Organized in custom displays that Hans and Eva built by hand over the last decade, the collection has a wide reach. Section titles include America’s War of Independence, Gold Rush Era, Civil War, The Old West, Indian Wars, World War I, The Roaring Twenties, World War II, as well as a section of locally found treasures.
Hans started collecting when he was a youngster and has been at it for over 36 years now. His personal collection giving birth to the museum as he yearned to share his love with others. With over 1,200 pieces and more coming in each week, it is difficult for even frontman Hans to select his favorites. Many of the guns are still loaded, leaving one to wonder what became of the weapon’s owner. Still other military guns, helmets, and belt buckles — excavated from battlefields across the globe — wear bullet holes.
One of Hans’ most unusual acquisitions was found in a tree in Oroville, California. Though the majority of the museum’s holdings are either donated or purchased by the Kurths, Hans is no stranger to grabbing his metal detector and heading to remote locales to hunt for the next great relic. In fact, he has several clandestine “hunts” lined up as we speak. As the shop’s tagline says, “In this world, there are two types of people, those with dug up guns, and those who dig. You dig?”
If you don’t dig when you get there, the thought will cross your mind before you leave. When you visit, you’re talking directly with the owners, whose passion for their collection and ongoing work shine through in their interactions with visitors, sharing stories of particular finds, offering advice to tourists, and making new friends along the way.
Gems of the Museum
When tasked with picking up one of his most special treasures, Hans produced a Colt 1860 Army revolver. At first glance, the piece may look like a rusty chunk of steel, but is actually a fine old wheelgun that was excavated in Arizona, partially loaded and with the hammer in the cocked position. The first two rounds were fired, with four loaded cylinders still visible, leaving one to wonder what became of the gun’s owner in the midst of a gunfight or shootout.

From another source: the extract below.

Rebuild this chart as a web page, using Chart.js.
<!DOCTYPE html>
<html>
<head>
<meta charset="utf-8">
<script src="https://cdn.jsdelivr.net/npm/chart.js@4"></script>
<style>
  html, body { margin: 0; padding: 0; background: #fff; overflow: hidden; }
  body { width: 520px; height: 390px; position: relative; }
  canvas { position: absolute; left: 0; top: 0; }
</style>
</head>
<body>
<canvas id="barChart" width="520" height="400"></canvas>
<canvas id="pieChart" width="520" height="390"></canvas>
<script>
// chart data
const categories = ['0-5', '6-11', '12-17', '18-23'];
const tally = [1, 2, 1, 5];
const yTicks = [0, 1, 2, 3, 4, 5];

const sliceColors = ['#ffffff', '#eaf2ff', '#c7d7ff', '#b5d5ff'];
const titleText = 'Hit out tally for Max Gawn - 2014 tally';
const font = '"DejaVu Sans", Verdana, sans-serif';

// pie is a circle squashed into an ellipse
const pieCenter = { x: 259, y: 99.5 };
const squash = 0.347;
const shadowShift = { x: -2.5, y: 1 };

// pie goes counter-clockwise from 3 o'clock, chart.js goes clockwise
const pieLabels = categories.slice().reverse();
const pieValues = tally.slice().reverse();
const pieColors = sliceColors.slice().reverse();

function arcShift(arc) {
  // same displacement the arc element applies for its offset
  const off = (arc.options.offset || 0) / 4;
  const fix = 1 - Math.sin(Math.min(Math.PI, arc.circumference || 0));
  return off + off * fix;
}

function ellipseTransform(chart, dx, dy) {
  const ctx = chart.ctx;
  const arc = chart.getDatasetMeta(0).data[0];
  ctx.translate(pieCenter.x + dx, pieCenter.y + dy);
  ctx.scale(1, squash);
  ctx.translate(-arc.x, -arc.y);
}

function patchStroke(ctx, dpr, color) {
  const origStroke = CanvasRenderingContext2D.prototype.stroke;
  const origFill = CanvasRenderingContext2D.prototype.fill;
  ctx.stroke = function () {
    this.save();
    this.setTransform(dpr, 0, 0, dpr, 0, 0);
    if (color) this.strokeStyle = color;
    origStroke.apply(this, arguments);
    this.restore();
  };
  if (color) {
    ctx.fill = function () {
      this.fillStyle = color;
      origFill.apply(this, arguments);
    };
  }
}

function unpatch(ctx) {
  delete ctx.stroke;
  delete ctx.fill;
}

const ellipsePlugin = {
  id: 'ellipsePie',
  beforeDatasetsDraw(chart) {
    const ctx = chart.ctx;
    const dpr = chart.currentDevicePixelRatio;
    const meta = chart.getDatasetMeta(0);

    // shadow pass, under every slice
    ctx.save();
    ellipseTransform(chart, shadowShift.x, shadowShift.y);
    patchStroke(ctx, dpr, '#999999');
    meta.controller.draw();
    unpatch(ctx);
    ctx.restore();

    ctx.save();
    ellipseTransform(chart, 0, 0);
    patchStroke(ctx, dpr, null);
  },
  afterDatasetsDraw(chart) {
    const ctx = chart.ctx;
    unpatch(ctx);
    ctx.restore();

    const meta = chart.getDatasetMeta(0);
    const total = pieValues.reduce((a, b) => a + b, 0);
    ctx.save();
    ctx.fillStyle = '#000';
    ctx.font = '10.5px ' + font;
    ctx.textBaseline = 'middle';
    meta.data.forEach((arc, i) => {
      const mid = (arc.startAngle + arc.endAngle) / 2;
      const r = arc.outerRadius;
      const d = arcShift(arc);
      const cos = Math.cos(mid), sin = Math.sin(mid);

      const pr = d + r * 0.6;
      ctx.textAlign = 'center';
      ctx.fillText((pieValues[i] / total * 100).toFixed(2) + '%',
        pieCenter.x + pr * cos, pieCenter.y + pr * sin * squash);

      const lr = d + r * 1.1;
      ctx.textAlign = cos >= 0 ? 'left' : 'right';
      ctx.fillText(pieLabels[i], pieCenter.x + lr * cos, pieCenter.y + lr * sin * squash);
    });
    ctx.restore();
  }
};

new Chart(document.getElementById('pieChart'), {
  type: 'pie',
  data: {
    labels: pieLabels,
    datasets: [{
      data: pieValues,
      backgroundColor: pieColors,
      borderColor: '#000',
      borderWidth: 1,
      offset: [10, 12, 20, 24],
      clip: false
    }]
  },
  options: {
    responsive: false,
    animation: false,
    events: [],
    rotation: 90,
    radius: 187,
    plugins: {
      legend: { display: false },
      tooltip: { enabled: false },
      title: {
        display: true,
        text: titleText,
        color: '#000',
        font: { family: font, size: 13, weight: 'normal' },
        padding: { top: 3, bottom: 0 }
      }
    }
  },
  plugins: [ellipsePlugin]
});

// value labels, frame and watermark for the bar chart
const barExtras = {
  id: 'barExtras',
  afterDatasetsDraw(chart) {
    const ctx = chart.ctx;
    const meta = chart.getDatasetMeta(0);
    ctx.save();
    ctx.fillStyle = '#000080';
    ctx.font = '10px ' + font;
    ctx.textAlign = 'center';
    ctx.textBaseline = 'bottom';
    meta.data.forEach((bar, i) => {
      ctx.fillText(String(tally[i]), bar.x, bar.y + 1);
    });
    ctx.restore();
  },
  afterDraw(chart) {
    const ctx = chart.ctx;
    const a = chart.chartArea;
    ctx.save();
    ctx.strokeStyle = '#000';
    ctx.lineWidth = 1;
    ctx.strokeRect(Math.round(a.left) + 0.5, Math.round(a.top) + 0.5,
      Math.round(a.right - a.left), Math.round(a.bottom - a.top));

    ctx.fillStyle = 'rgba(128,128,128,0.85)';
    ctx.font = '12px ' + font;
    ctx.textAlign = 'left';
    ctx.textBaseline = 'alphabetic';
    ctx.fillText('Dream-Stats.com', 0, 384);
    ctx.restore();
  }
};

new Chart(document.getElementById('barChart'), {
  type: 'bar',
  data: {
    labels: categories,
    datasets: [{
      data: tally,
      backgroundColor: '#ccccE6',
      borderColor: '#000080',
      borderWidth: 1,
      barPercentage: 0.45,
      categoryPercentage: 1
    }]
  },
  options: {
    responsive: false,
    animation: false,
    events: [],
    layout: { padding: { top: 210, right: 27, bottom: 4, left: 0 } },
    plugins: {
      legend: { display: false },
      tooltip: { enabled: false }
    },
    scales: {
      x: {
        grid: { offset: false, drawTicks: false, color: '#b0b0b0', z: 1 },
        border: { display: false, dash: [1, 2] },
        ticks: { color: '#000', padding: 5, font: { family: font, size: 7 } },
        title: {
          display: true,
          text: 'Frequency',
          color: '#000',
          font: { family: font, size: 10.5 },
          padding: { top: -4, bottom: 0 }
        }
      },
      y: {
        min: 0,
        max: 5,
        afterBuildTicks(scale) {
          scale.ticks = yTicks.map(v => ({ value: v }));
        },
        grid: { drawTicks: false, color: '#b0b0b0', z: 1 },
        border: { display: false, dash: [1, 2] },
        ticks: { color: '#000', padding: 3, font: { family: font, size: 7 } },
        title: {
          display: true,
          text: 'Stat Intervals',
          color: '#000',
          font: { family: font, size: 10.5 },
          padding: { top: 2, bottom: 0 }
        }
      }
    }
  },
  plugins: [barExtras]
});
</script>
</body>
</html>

Another of the more unusual pieces hangs on the wall near the entryway. That old remnant of what has been identified as a circa 1810 Spanish flintlock musket had grown into a tree in Oroville, California and made its way to the Dug Up Museum via another late collector of such relics. Adding to the intrigue of how the gun wound up in its tree-home is the fact it was also found with numerous coins and a set of strongbox keys. One thing is certain, the Dug Up Gun Museum is sure to pique the curiosity and imagination of its visitors, just as it did for us.

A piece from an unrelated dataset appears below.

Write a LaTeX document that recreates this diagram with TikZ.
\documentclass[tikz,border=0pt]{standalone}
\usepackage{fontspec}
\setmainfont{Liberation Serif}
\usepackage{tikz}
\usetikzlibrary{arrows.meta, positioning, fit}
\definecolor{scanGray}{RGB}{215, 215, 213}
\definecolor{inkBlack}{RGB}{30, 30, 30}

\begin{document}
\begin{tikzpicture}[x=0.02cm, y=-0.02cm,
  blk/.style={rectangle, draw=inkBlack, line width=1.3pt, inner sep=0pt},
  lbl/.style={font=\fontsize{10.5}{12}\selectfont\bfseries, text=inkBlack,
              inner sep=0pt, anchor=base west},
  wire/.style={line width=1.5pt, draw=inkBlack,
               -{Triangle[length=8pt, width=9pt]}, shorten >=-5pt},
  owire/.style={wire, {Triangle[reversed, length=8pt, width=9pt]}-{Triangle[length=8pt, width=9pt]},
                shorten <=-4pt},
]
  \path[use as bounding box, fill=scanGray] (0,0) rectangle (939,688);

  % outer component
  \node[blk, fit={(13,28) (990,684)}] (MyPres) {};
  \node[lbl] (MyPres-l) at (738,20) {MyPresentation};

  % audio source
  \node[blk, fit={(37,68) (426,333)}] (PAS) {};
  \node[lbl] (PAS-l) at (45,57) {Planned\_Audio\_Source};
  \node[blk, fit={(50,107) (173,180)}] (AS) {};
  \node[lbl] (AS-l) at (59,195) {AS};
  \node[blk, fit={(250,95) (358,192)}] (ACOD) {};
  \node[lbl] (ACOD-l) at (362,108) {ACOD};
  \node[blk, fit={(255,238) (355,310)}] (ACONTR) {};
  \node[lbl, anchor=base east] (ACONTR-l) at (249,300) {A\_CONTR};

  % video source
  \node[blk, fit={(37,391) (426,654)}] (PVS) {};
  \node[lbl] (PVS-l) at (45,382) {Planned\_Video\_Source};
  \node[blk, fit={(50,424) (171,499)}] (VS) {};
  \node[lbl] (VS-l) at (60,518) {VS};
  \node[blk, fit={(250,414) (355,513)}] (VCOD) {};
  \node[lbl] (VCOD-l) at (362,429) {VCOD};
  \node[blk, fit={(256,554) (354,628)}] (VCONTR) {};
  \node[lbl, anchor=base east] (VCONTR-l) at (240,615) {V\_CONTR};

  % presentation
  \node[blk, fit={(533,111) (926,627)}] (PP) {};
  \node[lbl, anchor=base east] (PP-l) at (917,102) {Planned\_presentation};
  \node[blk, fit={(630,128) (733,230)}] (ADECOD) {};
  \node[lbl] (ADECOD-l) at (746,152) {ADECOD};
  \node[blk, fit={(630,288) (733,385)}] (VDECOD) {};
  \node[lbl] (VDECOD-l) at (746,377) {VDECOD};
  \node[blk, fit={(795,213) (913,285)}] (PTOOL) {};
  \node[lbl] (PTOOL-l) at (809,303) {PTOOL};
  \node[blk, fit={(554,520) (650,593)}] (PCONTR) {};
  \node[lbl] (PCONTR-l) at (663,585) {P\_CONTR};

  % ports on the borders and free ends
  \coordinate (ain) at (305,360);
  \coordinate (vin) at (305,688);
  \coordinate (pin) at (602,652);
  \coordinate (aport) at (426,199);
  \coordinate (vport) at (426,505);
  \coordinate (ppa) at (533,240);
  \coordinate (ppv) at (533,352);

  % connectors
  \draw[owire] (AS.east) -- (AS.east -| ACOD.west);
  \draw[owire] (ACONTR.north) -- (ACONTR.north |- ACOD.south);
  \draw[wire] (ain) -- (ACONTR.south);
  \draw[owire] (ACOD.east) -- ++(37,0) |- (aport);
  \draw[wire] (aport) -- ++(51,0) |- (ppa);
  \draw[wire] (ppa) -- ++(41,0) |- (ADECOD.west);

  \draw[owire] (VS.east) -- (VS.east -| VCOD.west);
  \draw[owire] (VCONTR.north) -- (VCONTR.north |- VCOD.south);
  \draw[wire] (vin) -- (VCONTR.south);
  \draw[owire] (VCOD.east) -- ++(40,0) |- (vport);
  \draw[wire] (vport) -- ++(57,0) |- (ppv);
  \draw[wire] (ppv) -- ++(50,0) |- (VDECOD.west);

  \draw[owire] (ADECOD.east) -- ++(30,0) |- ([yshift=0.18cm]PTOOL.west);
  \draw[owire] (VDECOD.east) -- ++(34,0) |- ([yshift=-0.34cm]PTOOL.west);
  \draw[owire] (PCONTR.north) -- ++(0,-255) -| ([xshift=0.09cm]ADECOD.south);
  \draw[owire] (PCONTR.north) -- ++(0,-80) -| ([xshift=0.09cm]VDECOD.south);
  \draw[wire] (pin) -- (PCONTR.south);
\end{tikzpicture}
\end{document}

Have a Dug Up Gun of Your Own?
Whether you’ve been out metal detecting and unearthed a gun or inherited a rusty relic, Hans is constantly looking to add to the museum’s collection. The Dug Up Gun Museum is always accepting relic guns and other types of weapons and accouterments as donations. They will buy dug up or relic guns and weapons, as well, so don’t hesitate to reach out to these experts of buried history.
While optimistic about all the weapons he knows are yet to be unearthed, Hans is also suspect of fake relics and too-good-to-be-true stories that circulate the market as well. Yet, that doesn’t deter the Kurths from following their passion. In fact, it seems to make their drive even stronger to uncover and share the true gems of the guns that time had all but forgotten.
Visit the Museum
Home to the Buffalo Bill Center of the West, the massive Cody Firearms Museum, multiple gun shops and shooting ranges, as well as the Winchester Arms Collectors Association’s Annual Show and Meeting, Cody is a hub for gun-lovers, with the Dug Up Gun Museum the best kept secret of all. Though casual visitors may cruise through in a half hour, studying all the collection’s relics and chatting with Hans and Eva often takes several enjoyable hours. We easily spent half a day examining all the artifacts and visiting with both the Kurths and the mix of tourists who came through the door.
A small store at the front of the museum offers logo t-shirts and bumper stickers alongside vintage cowboy and outlaw photographs and western antiques as well as a few non-dug antique firearms for sale. Whether you’re an aficionado of history, guns, or just something unusual, the Cody Dug Up Gun Museum is a must stop. There, you can allow your imagination to fill in the blanks of the history of the relics that have been unearthed to find new life at an unforgettable locale. And best yet, meet two of the most genuine, down-to-earth folks tucked away in a well-hidden treasure of a museum on a quiet side street in beautiful Cody.